One of the classic rhetorical tricks used by anti-taxers is to characterize a tax as being so fundamentally flawed that it simply can't be saved. In other words, these guys will argue that repeal, not reform, is the only way to go. We've seen it ad nauseum with the estate tax, and now we're seeing it with the Alternative Minimum Tax (AMT). Here's Senator Chuck Grassley, appearing on CNBC's "Kudlow and Company:"
KUDLOW: Senator, is there any way that you can personally get me out of the AMT? I got nailed this year. I didn't know it was coming?
Sen. GRASSLEY: Yeah, I need seven more votes in the United States Senate. Because on the budget resolution, I had an amendment to do away with the alternative minimum tax, and I got 44 votes. So get me seven more votes, and we'll get rid of the AMT for everybody because, you see, what's wrong with the AMT, it was only supposed to hit very wealthy people in 1969. It
wasn't indexed. It's going to hit 23 million people this year. And we're counting on income coming in that was never supposed to be collected in the first place. And we even reached a point where very wealthy people have found ways around the alternative minimum tax. I'm surprised you haven't. But anyway...
KUDLOW: I did my best.
Sen. GRASSLEY: OK.
Both halves of what Grassley says here are true. In fact, absent Congressional action, 23 million Americans will owe the AMT in 2007. And, because Congress has added many of the same loopholes to the AMT that originally plagued the regular income tax, the AMT is less good at backing up the regular tax than it used to be.

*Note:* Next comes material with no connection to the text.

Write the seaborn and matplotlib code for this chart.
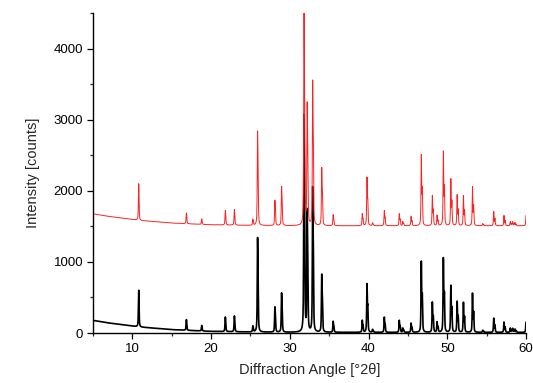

But it doesn't follow that outright repeal is the only solution-- or even the best solution. As CTJ has demonstrated, repealing just one of the AMT loopholes-- the special AMT tax break for capital gains income-- could almost singlehandedly pay for increasing the AMT exemptions in a "tax swap" that would restore the AMT to its original purpose of ensuring that truly wealthy taxpayers should pay at least a minimal amount of income tax.

A sensible discussion of AMT reform options is arguably too much to expect from Kudlow's program. But is it too much to expect from Senator Grassley?

1 Comments:

At 7:39 AM, Anonymous Anonymous said...

Kudlow was using a rhetorical trick, too. By saying "I got nailed this year. I didn't know it was coming[.]" he makes it sound like he is like many middle income Americans, who have just been hit by the AMT.

But surely Kudlow's income is much higher than that, and he's been probably been paying the AMT for many years.

Is his blog really at kudlowsmoneypolitics.blogspot.com? Maybe he could use a few fact checkers like yourselves, raking his fingertips (with which he types blog entries?) over the coals.

Best of luck!

-JSN (same author as Mark Twain comment on the next post)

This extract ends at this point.